Everyone dreams of the day when their debts are paid off and their financial worries are put to bed. Whether that is a short or long term plan, a good mortgage strategy can help!
If you have accumulated sufficient equity in your home, you may be able to put your finances on much better footing by consolidating higher interest rate debts into the mortgage. This does not mean you will be paying off your mortgage slower, indeed, the money you save by reducing your interest expense will give you the option to pay off your mortgage faster! and/or set other advantageous plans in motion.
Residential mortgage loans are the most secure loans in Canada. As a result, the interest rates available to home owners with good credit scores are the lowest in the country. This creates the opportunity to consolidate higher interest debts like credit cards into a much lower interest mortgage loan.
Mortgage loans can also be amortized over a longer period of time than other debts. Consequently, rolling shorter term debts into a mortgage can bring a dramatic reduction in minimum required payments, which can be a great releif when debt service payments are overwhelming the household budget. Finally, most mortgage lenders allow lump sum and regular pre-payments on a schedule that suits your convenience.

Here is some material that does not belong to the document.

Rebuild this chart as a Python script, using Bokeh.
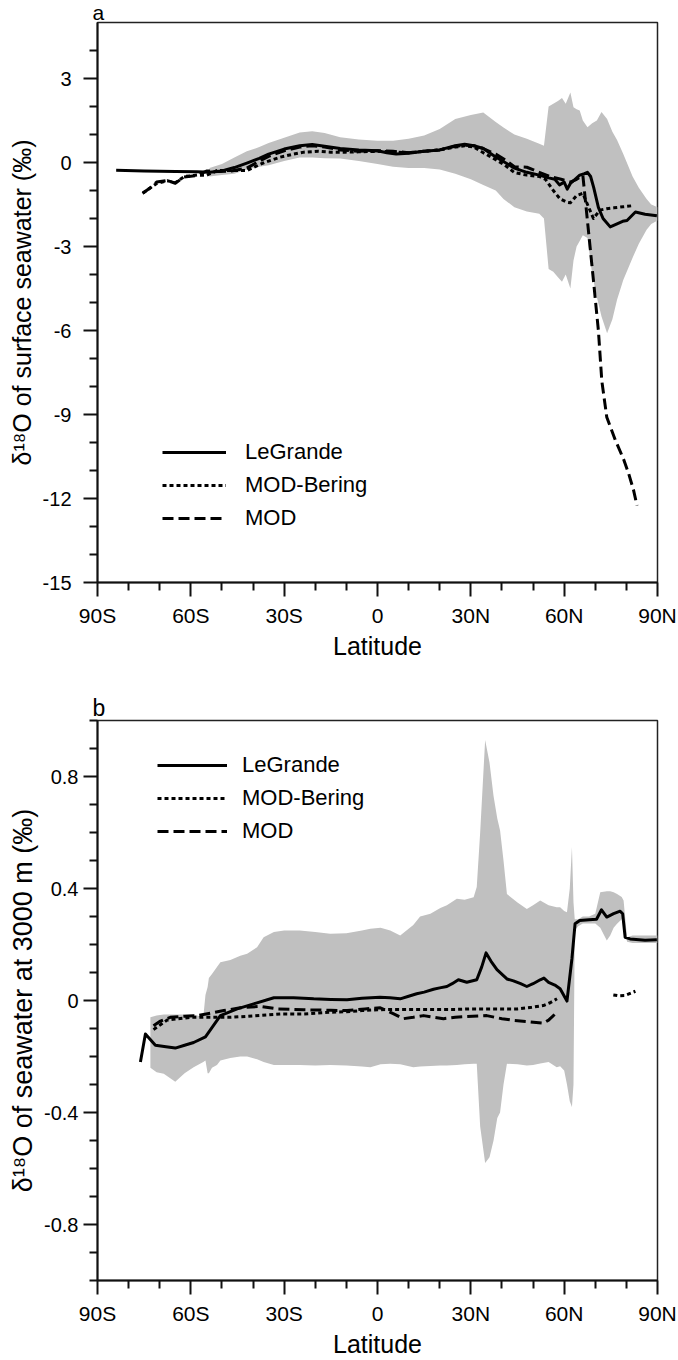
import math
from bokeh.plotting import figure
from bokeh.layouts import column
from bokeh.models import (FixedTicker, CustomJSTickFormatter, Legend, LegendItem, Title)
from bokeh.embed import file_html
from bokeh.resources import INLINE

NaN = float("nan")
FONT = "Liberation Sans"
GRAY = "#c0c0c0"

# ---------------- Panel a: surface seawater ----------------
band_a_lat = [-54, -50, -46, -42, -38, -35, -30, -25, -21, -17, -12, -6, 0, 5, 10, 15, 20, 25, 30, 34,
              38, 40.5, 44, 48, 52, 53.5, 55, 56.5, 58, 59.3, 60.5, 62, 63, 64, 65, 66, 67.5, 69, 70.5,
              72, 73.8, 75.5, 77, 79, 82, 84, 86.5, 88, 90]
band_a_upper = [-0.2, -0.05, 0.18, 0.4, 0.55, 0.7, 0.88, 1.07, 1.12, 1.05, 0.9, 0.82, 0.78, 0.78, 0.85,
                0.96, 1.2, 1.55, 1.7, 1.79, 1.45, 1.25, 1.0, 0.85, 0.67, 0.6, 2.0, 2.1, 2.2, 2.3, 2.1,
                2.5, 1.97, 1.9, 1.86, 1.5, 1.26, 1.4, 1.5, 1.8, 1.55, 1.1, 0.8, 0.3, -0.5, -0.9, -1.3,
                -1.5, -1.6]
band_a_lower = [-0.5, -0.45, -0.4, -0.25, -0.15, -0.1, 0.05, 0.18, 0.18, 0.15, 0.14, 0.05, -0.05, -0.15,
                -0.2, -0.2, -0.25, -0.4, -0.6, -0.8, -1.0, -1.3, -1.6, -1.75, -1.83, -2.0, -3.8, -3.9,
                -4.1, -4.26, -4.0, -4.5, -3.5, -3.0, -2.8, -2.6, -2.7, -4.0, -4.8, -5.5, -6.1, -5.6,
                -4.9, -4.2, -3.4, -2.9, -2.4, -2.2, -2.07]

legrande_a_lat = [-84, -75, -65, -58, -54, -50, -46, -42, -38, -35, -30, -25, -21, -17, -12, -6, 0, 3, 6,
                  10, 15, 20, 25, 28, 31, 34, 38, 41, 44, 48, 52, 55, 57, 58.5, 60, 61, 62, 63.5, 65,
                  66.5, 67.5, 68.5, 69.5, 71, 72.5, 74.8, 77, 78.8, 80.2, 82.9, 86, 89.8]
legrande_a = [-0.28, -0.3, -0.32, -0.33, -0.35, -0.3, -0.18, -0.02, 0.15, 0.3, 0.48, 0.6, 0.64, 0.58,
              0.5, 0.45, 0.42, 0.35, 0.3, 0.33, 0.4, 0.45, 0.6, 0.65, 0.6, 0.5, 0.2, 0.0, -0.2, -0.35,
              -0.45, -0.55, -0.6, -0.8, -0.7, -0.95, -0.75, -0.6, -0.45, -0.4, -0.35, -0.5, -0.9, -1.6,
              -2.0, -2.3, -2.19, -2.1, -2.07, -1.77, -1.85, -1.9]

modb_a_lat = [-75.5, -71, -67.6, -65, -62, -58, -55, -51.6, -47.4, -42, -36.4, -31.3, -27, -23.6, -19,
              -15.2, -10.4, -6, 0, 5, 10, 15, 20, 25, 28, 31, 34, 38, 41, 44, 48, 52, 54, 56.5, 58.7,
              60.9, 62, 64, 66, 67.5, 69.4, 71.5, 73.7, 76, 79, 82.3]
modb_a = [-1.1, -0.75, -0.65, -0.72, -0.5, -0.45, -0.46, -0.29, -0.29, -0.29, 0.0, 0.19, 0.3, 0.37,
          0.4, 0.37, 0.37, 0.38, 0.4, 0.38, 0.35, 0.4, 0.45, 0.55, 0.6, 0.55, 0.35, 0.1, -0.1, -0.36,
          -0.45, -0.5, -0.6, -1.0, -1.3, -1.42, -1.44, -1.18, -1.1, -1.5, -2.0, -1.7, -1.65, -1.62,
          -1.58, -1.54]

mod_a_lat = [-75.5, -73, -71, -67.6, -65, -62.2, -58, -54.8, -51, -47, -42, -38, -35, -30, -25, -21,
             -17, -12, -6, 0, 5, 10, 15, 20, 25, 28, 31, 34, 38, 41, 44, 48, 52, 56, 59, 62, 64, 66,
             67.8, 69.4, 71, 72.1, 73.7, 76.4, 79.1, 80.7, 82.3, 83.4]
mod_a = [-1.1, -0.9, -0.7, -0.64, -0.74, -0.52, -0.46, -0.3, -0.32, -0.3, -0.2, 0.05, 0.22, 0.42, 0.55,
         0.6, 0.55, 0.45, 0.4, 0.42, 0.4, 0.35, 0.4, 0.45, 0.58, 0.62, 0.6, 0.5, 0.3, 0.1, -0.15, -0.17,
         -0.35, -0.52, -0.6, -0.7, -0.6, -0.45, -2.43, -4.2, -6.0, -7.8, -9.1, -9.9, -10.6, -11.1,
         -11.7, -12.25]

# ---------------- Panel b: seawater at 3000 m ----------------
band_b_lat = [-73, -71, -68.7, -65, -62, -59.1, -56, -55.3, -54.6, -54.2, -53.2, -51.6, -50.5, -47.3,
              -44.1, -41.9, -38.7, -36.6, -33.3, -30, -25, -20, -15.2, -10, -5, -2.3, 1, 4.1, 7.3,
              11.5, 13.7, 17, 20.2, 22.3, 25.5, 28, 30.9, 31.9, 33, 34.6, 36, 37.3, 38.5, 39.4, 40.5,
              41.6, 45, 48, 50, 52.3, 55, 57.6, 58.7, 60, 60.9, 61.8, 62.5, 63.0, 63.4, 64.5, 66, 68,
              70, 71.6, 73.7, 74.8, 75.9, 77, 78.5, 79.1, 80.2, 82, 86, 90]
band_b_upper = [-0.06, -0.054, -0.05, -0.05, -0.05, -0.05, -0.06, 0.02, 0.048, 0.08, 0.095, 0.12, 0.137,
                0.145, 0.16, 0.167, 0.19, 0.226, 0.245, 0.25, 0.25, 0.245, 0.238, 0.24, 0.25, 0.256,
                0.26, 0.25, 0.232, 0.27, 0.3, 0.31, 0.33, 0.34, 0.363, 0.36, 0.369, 0.405, 0.6, 0.93,
                0.85, 0.73, 0.65, 0.607, 0.5, 0.38, 0.35, 0.327, 0.34, 0.357, 0.34, 0.333, 0.333, 0.32,
                0.315, 0.4, 0.548, 0.35, 0.29, 0.29, 0.3, 0.3, 0.31, 0.387, 0.39, 0.39, 0.387, 0.38,
                0.37, 0.357, 0.226, 0.232, 0.232, 0.232]
band_b_lower = [-0.24, -0.256, -0.262, -0.29, -0.26, -0.238, -0.22, -0.214, -0.26, -0.26, -0.24, -0.23,
                -0.214, -0.205, -0.2, -0.2, -0.21, -0.22, -0.23, -0.23, -0.23, -0.232, -0.23, -0.232,
                -0.236, -0.238, -0.228, -0.226, -0.228, -0.238, -0.236, -0.234, -0.232, -0.232, -0.23,
                -0.228, -0.226, -0.226, -0.45, -0.58, -0.56, -0.5, -0.42, -0.4, -0.3, -0.226, -0.228,
                -0.232, -0.23, -0.225, -0.22, -0.238, -0.235, -0.25, -0.3, -0.36, -0.38, -0.3, 0.25,
                0.265, 0.275, 0.275, 0.275, 0.26, 0.214, 0.232, 0.26, 0.274, 0.29, 0.3, 0.21, 0.205,
                0.205, 0.205]

legrande_b_lat = [-76.2, -74.6, -71.4, -68, -65, -62, -59.1, -55.3, -50.5, -45.1, -39.8, -33.3, -27,
                  -20.5, -15, -9.8, -5, 0.8, 4, 7.3, 10, 12.6, 15, 18, 20, 22.3, 24, 26, 28.7, 31.9,
                  33.5, 34.9, 36.5, 38.4, 41.6, 43.7, 46, 48, 50, 52.3, 53.5, 55, 57, 58.7, 60.9, 62.5,
                  63.5, 65, 68, 70.4, 72, 73.7, 75.9, 78, 78.8, 79.6, 81.2, 86, 89.8]
legrande_b = [-0.22, -0.12, -0.16, -0.165, -0.17, -0.16, -0.15, -0.13, -0.054, -0.03, -0.012, 0.01,
              0.01, 0.006, 0.004, 0.003, 0.008, 0.012, 0.01, 0.006, 0.015, 0.024, 0.03, 0.04, 0.045,
              0.05, 0.06, 0.074, 0.065, 0.074, 0.12, 0.17, 0.14, 0.11, 0.077, 0.07, 0.06, 0.05, 0.06,
              0.074, 0.08, 0.065, 0.055, 0.042, -0.002, 0.15, 0.274, 0.286, 0.288, 0.29, 0.324, 0.298,
              0.31, 0.319, 0.31, 0.226, 0.22, 0.215, 0.217]

modb_b_lat = [-72, -67.6, -64, -60, -56, -52, -47, -40, -31, -23.7, -15, -10, -5, 0, 5, 10, 15, 20, 25,
              30, 35, 40, 45, 49.6, 53.3, 55.5, 57.7, NaN, 75.8, 77.5, 79.6, 82.9]
modb_b = [-0.104, -0.07, -0.065, -0.06, -0.06, -0.06, -0.06, -0.055, -0.048, -0.048, -0.042, -0.04,
          -0.036, -0.033, -0.032, -0.032, -0.032, -0.032, -0.032, -0.03, -0.03, -0.03, -0.03, -0.024,
          -0.018, -0.008, 0.006, NaN, 0.02, 0.017, 0.018, 0.033]

mod_b_lat = [-72, -70, -66.6, -62, -58, -53.5, -49.4, -44.1, -37.6, -32.3, -23.7, -15, -9.8, -4, 0.9,
             5.2, 8.3, 11.5, 14.8, 18, 21.2, 25, 28.7, 35.1, 40, 43.7, 48, 53.3, 55, 57.1]
mod_b = [-0.09, -0.075, -0.06, -0.056, -0.054, -0.045, -0.036, -0.026, -0.021, -0.03, -0.033, -0.035,
         -0.036, -0.03, -0.026, -0.048, -0.065, -0.06, -0.054, -0.06, -0.065, -0.06, -0.057, -0.054,
         -0.065, -0.071, -0.075, -0.081, -0.07, -0.048]

x_ticks = [-90, -60, -30, 0, 30, 60, 90]
x_minor = [-80, -70, -50, -40, -20, -10, 10, 20, 40, 50, 70, 80]
ya_ticks = [-15, -12, -9, -6, -3, 0, 3]
ya_minor = [-14, -13, -11, -10, -8, -7, -5, -4, -2, -1, 1, 2, 4]
yb_ticks = [-0.8, -0.4, 0, 0.4, 0.8]
yb_minor = [-1.0, -0.9, -0.7, -0.6, -0.5, -0.3, -0.2, -0.1, 0.1, 0.2, 0.3, 0.5, 0.6, 0.7, 0.9, 1.0]

series_names = ["LeGrande", "MOD-Bering", "MOD"]

x_fmt = CustomJSTickFormatter(code="""
if (Math.abs(tick) < 1e-9) { return "0"; }
return Math.abs(tick).toFixed(0) + (tick < 0 ? "S" : "N");
""")
ya_fmt = CustomJSTickFormatter(code="return tick.toFixed(0);")
yb_fmt = CustomJSTickFormatter(code="""
if (Math.abs(tick) < 1e-9) { return "0"; }
return tick.toFixed(1);
""")


def make_panel(letter, letter_size, letter_standoff, ylabel, ylabel_size, yrange, yticks, yminor, yfmt,
               lat_band, lo, hi, series, legend_xy, glyph_w, lab_standoff,
               height, top_border, bottom_border, ytick_standoff, ylab_standoff):
    title = Title(text=letter, align="left", offset=-5, standoff=letter_standoff,
                  text_font=FONT, text_font_size=letter_size, text_font_style="normal",
                  text_color="black", text_line_height=0.9)
    p = figure(width=678, height=height, x_range=(-90, 90), y_range=yrange,
               output_backend="svg", toolbar_location=None, title=title,
               min_border_left=97, min_border_right=21, min_border_top=top_border,
               min_border_bottom=bottom_border)
    p.title.text_font_size = letter_size
    p.frame_width = 560
    p.frame_height = 560
    p.background_fill_color = "white"
    p.border_fill_color = "white"
    p.outline_line_color = "#222222"
    p.outline_line_width = 1.5
    p.xgrid.visible = False
    p.ygrid.visible = False

    p.varea(x=lat_band, y1=lo, y2=hi, fill_color=GRAY, fill_alpha=1.0)

    dashes = ["solid", "4 3", "11 5"]
    items = []
    for name, (xs, ys), dash in zip(series_names, series, dashes):
        r = p.line(xs, ys, line_color="black", line_width=3, line_dash=dash, line_join="round")
        items.append(LegendItem(label=name, renderers=[r]))

    leg = Legend(items=items, location=legend_xy, orientation="vertical",
                 border_line_color=None, background_fill_alpha=0.0,
                 label_text_font=FONT, label_text_font_size="22px", label_text_color="black",
                 glyph_width=glyph_w, glyph_height=24, label_height=24, spacing=7,
                 padding=0, margin=0, label_standoff=lab_standoff)
    p.add_layout(leg, "center")

    for ax in (p.xaxis[0], p.yaxis[0]):
        ax.axis_line_width = 2
        ax.axis_line_color = "#111111"
        ax.major_tick_line_width = 2
        ax.minor_tick_line_width = 2
        ax.major_tick_line_color = "#111111"
        ax.minor_tick_line_color = "#111111"
        ax.major_tick_in = 0
        ax.minor_tick_in = 0
        ax.major_tick_out = 14
        ax.minor_tick_out = 8
        ax.major_label_text_font = FONT
        ax.major_label_text_color = "black"
        ax.axis_label_text_font = FONT
        ax.axis_label_text_font_style = "normal"
        ax.axis_label_text_color = "black"

    p.xaxis.ticker = FixedTicker(ticks=x_ticks, minor_ticks=x_minor)
    p.xaxis.formatter = x_fmt
    p.xaxis.major_label_text_font_size = "21px"
    p.xaxis.major_label_standoff = 7
    p.xaxis.axis_label = "Latitude"
    p.xaxis.axis_label_text_font_size = "25px"
    p.xaxis.axis_label_standoff = 2

    p.yaxis.ticker = FixedTicker(ticks=yticks, minor_ticks=yminor)
    p.yaxis.formatter = yfmt
    p.yaxis.major_label_text_font_size = "20px"
    p.yaxis.major_label_standoff = ytick_standoff
    p.yaxis.axis_label = ylabel
    p.yaxis.axis_label_text_font_size = ylabel_size
    p.yaxis.axis_label_standoff = ylab_standoff
    return p


pa = make_panel("a", "21px", -3, "δ¹⁸O of surface seawater (‰)", "25px", (-15, 5), ya_ticks, ya_minor,
                ya_fmt, band_a_lat, band_a_lower, band_a_upper,
                [(legrande_a_lat, legrande_a), (modb_a_lat, modb_a), (mod_a_lat, mod_a)],
                (65, 51), 64, 19, 690, 22, 108, 12, 4)
pb = make_panel("b", "23px", -1, "δ¹⁸O of seawater at 3000 m (‰)", "27px", (-1, 1), yb_ticks, yb_minor,
                yb_fmt, band_b_lat, band_b_lower, band_b_upper,
                [(legrande_b_lat, legrande_b), (modb_b_lat, modb_b), (mod_b_lat, mod_b)],
                (60, 436), 70, 15, 670, 30, 80, 5, 3)

layout = column(pa, pb, spacing=0)
open("out.html", "w").write(file_html(layout, INLINE))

A good refinance strategy must factor in the effect of penalties, closing costs, available mortgage rates, and other factors, which is why we have developed our "Refinance Analysis Worksheet" to clarify the potential costs and savings of refinancing over the remaining term of your mortgage.
If you do decide to consolidate debts into your mortgage, don’t forget to use some of your newly freed up cash flow to start a proactive savings/investment program to finance your future major purchases and avoid slipping back into the debt cycle trap again.